Information given:
+===+
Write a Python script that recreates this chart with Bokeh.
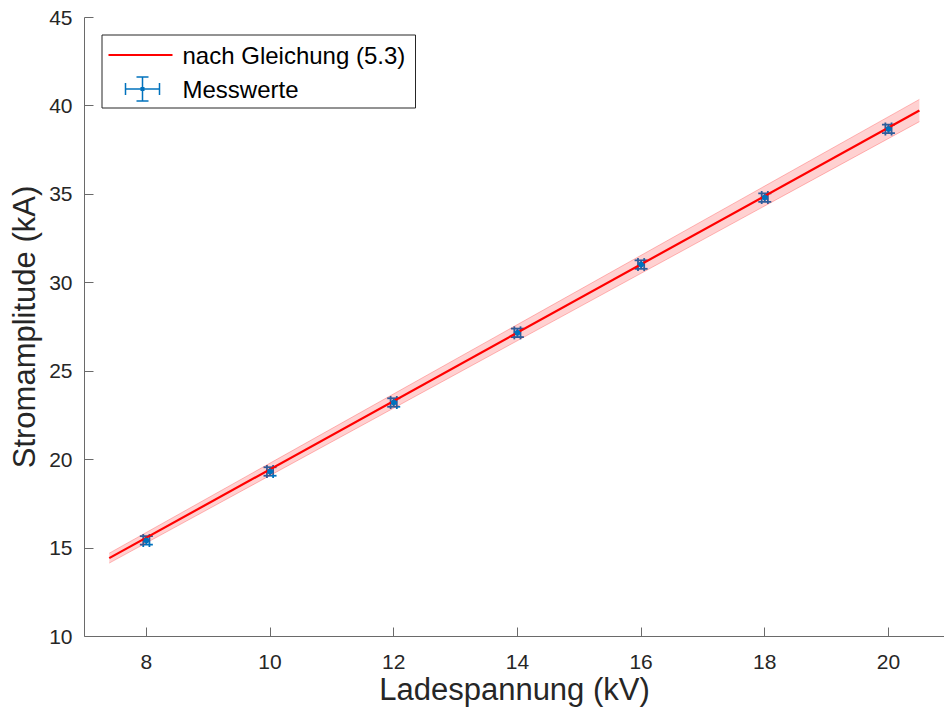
from bokeh.plotting import figure
from bokeh.models import (Range1d, FixedTicker, Whisker, TeeHead, Label,
                          BoxAnnotation, ColumnDataSource)
from bokeh.embed import file_html
from bokeh.resources import INLINE

# Measured peak current vs. charging voltage
voltage_kv = [8, 10, 12, 14, 16, 18, 20]
current_ka = [15.43, 19.33, 23.23, 27.17, 31.03, 34.82, 38.70]
voltage_err = [0.05] * 7
current_err = [0.24] * 7

# Model curve from equation (5.3) with its uncertainty band
model_kv = [7.4, 20.5]
model_ka = [14.43, 39.74]
model_lo = [14.15, 39.11]
model_hi = [14.71, 40.37]

x_ticks = [8, 10, 12, 14, 16, 18, 20]
y_ticks = [10, 15, 20, 25, 30, 35, 40, 45]

FONT = "Liberation Sans"
BLUE = "#0072BD"
RED = "#FF0000"
W, H = 944, 715
FL, FT, FB = 84, 17, 636  # frame left / top / bottom on the canvas

p = figure(width=W, height=H, x_range=Range1d(7, 20.906), y_range=Range1d(10, 45),
           output_backend="svg", toolbar_location=None,
           min_border_left=FL, min_border_top=FT, min_border_bottom=H - FB,
           min_border_right=0)
p.outline_line_color = None
p.grid.visible = False
p.background_fill_color = "white"
p.border_fill_color = "white"

for ax in (p.xaxis[0], p.yaxis[0]):
    ax.axis_line_color = "#6a6a6a"
    ax.axis_line_width = 1
    ax.major_tick_line_color = "#6a6a6a"
    ax.major_tick_in = 9
    ax.major_tick_out = 0
    ax.minor_tick_line_color = None
    ax.major_label_text_font = FONT
    ax.major_label_text_font_size = "21px"
    ax.major_label_text_color = "#262626"
    ax.axis_label_text_font = FONT
    ax.axis_label_text_font_size = "31px"
    ax.axis_label_text_font_style = "normal"
    ax.axis_label_text_color = "#262626"

p.xaxis.ticker = FixedTicker(ticks=x_ticks)
p.yaxis.ticker = FixedTicker(ticks=y_ticks)
p.xaxis.axis_label = "Ladespannung (kV)"
p.yaxis.axis_label = "Stromamplitude (kA)"
p.xaxis.major_label_standoff = 18
p.xaxis.axis_label_standoff = 0
p.yaxis.major_label_standoff = 12
p.yaxis.axis_label_standoff = 4

# uncertainty band and model line
p.varea(x=model_kv, y1=model_lo, y2=model_hi, fill_color=RED, fill_alpha=0.18)
p.line(model_kv, model_lo, line_color=RED, line_alpha=0.25, line_width=1)
p.line(model_kv, model_hi, line_color=RED, line_alpha=0.25, line_width=1)
p.line(model_kv, model_ka, line_color=RED, line_width=2.2)

# measurements with error bars
src = ColumnDataSource(dict(
    x=voltage_kv, y=current_ka,
    x_lo=[v - e for v, e in zip(voltage_kv, voltage_err)],
    x_hi=[v + e for v, e in zip(voltage_kv, voltage_err)],
    y_lo=[c - e for c, e in zip(current_ka, current_err)],
    y_hi=[c + e for c, e in zip(current_ka, current_err)],
))
for dim, base, lo, hi in (("height", "x", "y_lo", "y_hi"),
                          ("width", "y", "x_lo", "x_hi")):
    p.add_layout(Whisker(source=src, base=base, lower=lo, upper=hi, dimension=dim,
                         line_color=BLUE, line_width=1.8,
                         upper_head=TeeHead(size=13, line_color=BLUE, line_width=1.8),
                         lower_head=TeeHead(size=13, line_color=BLUE, line_width=1.8)))
p.scatter("x", "y", source=src, size=5, color=BLUE)


# legend drawn in screen space (canvas pixel positions converted to frame units)
def sbox(x0, x1, y0, y1, fill, line=None, lw=1):
    return BoxAnnotation(left=x0 - FL, right=x1 - FL, top=FB - y0, bottom=FB - y1,
                         left_units="screen", right_units="screen",
                         top_units="screen", bottom_units="screen",
                         fill_color=fill, fill_alpha=1,
                         line_color=line, line_width=lw, line_alpha=1 if line else 0)


p.add_layout(sbox(101.5, 415, 34.5, 107.5, "white", "#262626", 1))
p.add_layout(sbox(108, 172, 53.5, 55.5, RED))
cx, cy = 142, 88.5
p.add_layout(sbox(cx - 17, cx + 17, cy - 0.75, cy + 0.75, BLUE))
p.add_layout(sbox(cx - 0.75, cx + 0.75, cy - 12, cy + 12, BLUE))
p.add_layout(sbox(cx - 17.75, cx - 16.25, cy - 6, cy + 6, BLUE))
p.add_layout(sbox(cx + 16.25, cx + 17.75, cy - 6, cy + 6, BLUE))
p.add_layout(sbox(cx - 6, cx + 6, cy - 12.75, cy - 11.25, BLUE))
p.add_layout(sbox(cx - 6, cx + 6, cy + 11.25, cy + 12.75, BLUE))
p.add_layout(sbox(cx - 2, cx + 2, cy - 2, cy + 2, BLUE))
for text, ty in (("nach Gleichung (5.3)", 55), ("Messwerte", 89)):
    p.add_layout(Label(x=182 - FL, y=FB - ty, x_units="screen", y_units="screen",
                       text=text, text_baseline="middle", text_align="left",
                       text_font=FONT, text_font_size="24px", text_color="black"))

open("out.html", "w").write(file_html(p, INLINE))
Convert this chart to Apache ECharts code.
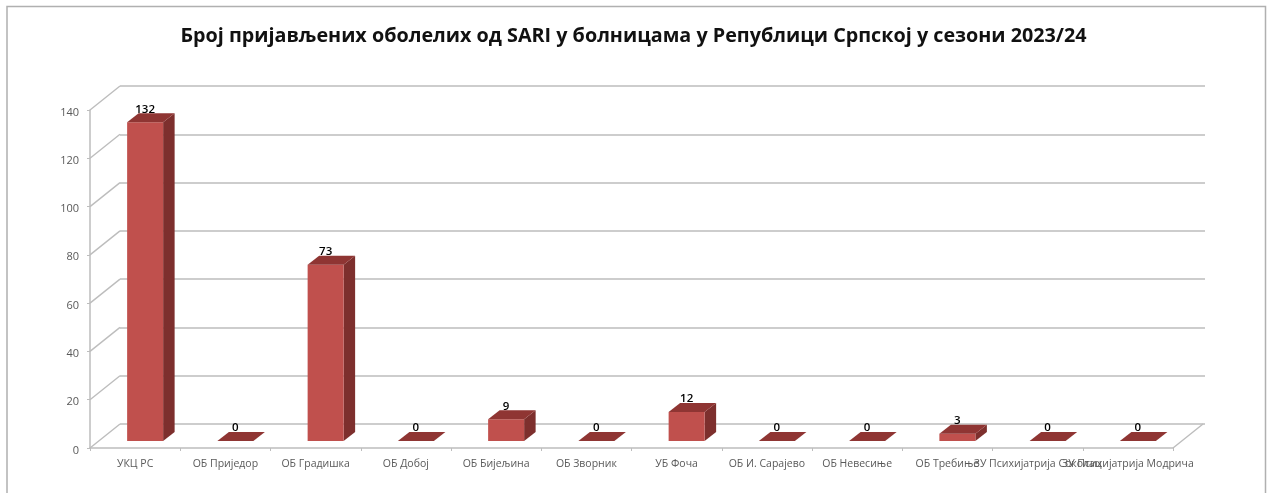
<!DOCTYPE html>
<html><head><meta charset="utf-8">
<style>html,body{margin:0;padding:0;background:#fff}#c{width:1268px;height:493px;filter:blur(0.55px)}</style>
<script src="https://cdn.jsdelivr.net/npm/echarts@6/dist/echarts.min.js"></script>
</head><body><div id="c"></div>
<script>
const titleText = 'Број пријављених оболелих од SARI у болницама у Републици Српској у сезони 2023/24';
const categories = ['УКЦ РС','ОБ Приједор','ОБ Градишка','ОБ Добој','ОБ Бијељина','ОБ Зворник','УБ Фоча','ОБ И. Сарајево','ОБ Невесиње','ОБ Требиње','ЗУ Психијатрија Соколац','ЗУ Психијатрија Модрича'];
const values = [132,0,73,0,9,0,12,0,0,3,0,0];
const yTicks = [0,20,40,60,80,100,120,140];

const chart = echarts.init(document.getElementById('c'), null, {renderer:'canvas'});
const GRID = '#bdbdbd', LABEL = '#595959';
// depth of the box and of the bars, in px
const wallDx = 30, wallDy = -24, barDx = 11.5, barDy = -9, shiftX = 10, shiftY = -7, halfW = 18;

chart.setOption({
  animation:false,
  backgroundColor:'#fff',
  title:{text:titleText,left:628.5,top:21,textAlign:'center',
    textStyle:{fontFamily:'Open Sans',fontSize:19.75,fontWeight:'bold',color:'#111'}},
  grid:[
    {left:90,right:95,top:110,bottom:45},
    {left:120,right:63,top:86,bottom:69}
  ],
  xAxis:[
    {type:'category',gridIndex:0,data:categories,
     axisLine:{show:true,lineStyle:{color:GRID,width:1.5}},
     axisTick:{show:true,alignWithLabel:false,length:3,lineStyle:{color:GRID}},
     axisLabel:{color:LABEL,fontSize:10.5,fontFamily:'Open Sans',margin:11,interval:0,hideOverlap:false},
     splitLine:{show:false}},
    {type:'category',gridIndex:1,data:categories,show:false}
  ],
  yAxis:[
    {type:'value',gridIndex:0,min:0,max:140,interval:20,
     axisLine:{show:true,lineStyle:{color:GRID,width:1.5}},
     axisTick:{show:true,length:3,lineStyle:{color:GRID}},
     axisLabel:{margin:11,formatter:'{a|{value}}',
       rich:{a:{color:LABEL,fontSize:11,fontFamily:'Open Sans',padding:[5,0,0,0]}}},
     splitLine:{show:false}},
    {type:'value',gridIndex:1,min:0,max:140,interval:20,
     axisLine:{show:false},axisTick:{show:false},axisLabel:{show:false},
     splitLine:{show:true,lineStyle:{color:GRID,width:1.5}}}
  ],
  series:[
    { // diagonal lines on the left wall, plus the floor's right edge
      type:'custom',xAxisIndex:0,yAxisIndex:0,silent:true,z:1,
      data:yTicks.map(v=>[0,v]),
      encode:{x:0,y:1},
      renderItem(p,api){
        const bw = api.size([1,0])[0];
        const pt = api.coord([0,api.value(1)]);
        const x = pt[0]-bw/2, y = pt[1];
        const kids=[{type:'line',shape:{x1:x,y1:y,x2:x+wallDx,y2:y+wallDy},style:{stroke:GRID,lineWidth:1.5}}];
        if(api.value(1)===0){
          const xr = x+bw*categories.length;
          kids.push({type:'line',shape:{x1:xr,y1:y,x2:xr+wallDx,y2:y+wallDy},style:{stroke:GRID,lineWidth:1.5}});
        }
        return {type:'group',children:kids};
      }
    },
    { // 3-D looking bars
      type:'custom',xAxisIndex:0,yAxisIndex:0,z:3,clip:false,
      data:values.map((v,i)=>[i,v]),
      encode:{x:0,y:1},
      label:{show:false},
      renderItem(p,api){
        const top = api.coord([api.value(0),api.value(1)]);
        const base = api.coord([api.value(0),0]);
        const cx = top[0]+shiftX;
        const l = cx-halfW, r = cx+halfW, t = top[1]+shiftY, b = base[1]+shiftY;
        const poly=(pts,fill)=>({type:'polygon',shape:{points:pts},style:{fill}});
        return {type:'group',children:[
          poly([[r,t],[r+barDx,t+barDy],[r+barDx,b+barDy],[r,b]],'#7d2f2d'),
          poly([[l,t],[r,t],[r,b],[l,b]],'#c0504d'),
          poly([[l,t],[r,t],[r+barDx,t+barDy],[l+barDx,t+barDy]],'#8f3533'),
          {type:'text',style:{text:String(api.value(1)),x:cx,y:t-13,align:'center',verticalAlign:'middle',
            fill:'#000',fontSize:11.5,fontWeight:600,fontFamily:'Open Sans'},z2:5}
        ]};
      }
    }
  ],
  graphic:[{type:'rect',shape:{x:7,y:6.5,width:1258.5,height:600},style:{fill:'none',stroke:'#b0b0b0',lineWidth:1.5},silent:true}]
});
</script></body></html>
+===+
Starting at the top of the listing above, please restate word for word each line up to and including the one that holds "from bokeh.resources import INLINE", omitting every image.

Write a Python script that recreates this chart with Bokeh.
from bokeh.plotting import figure
from bokeh.models import (Range1d, FixedTicker, Whisker, TeeHead, Label,
                          BoxAnnotation, ColumnDataSource)
from bokeh.embed import file_html
from bokeh.resources import INLINE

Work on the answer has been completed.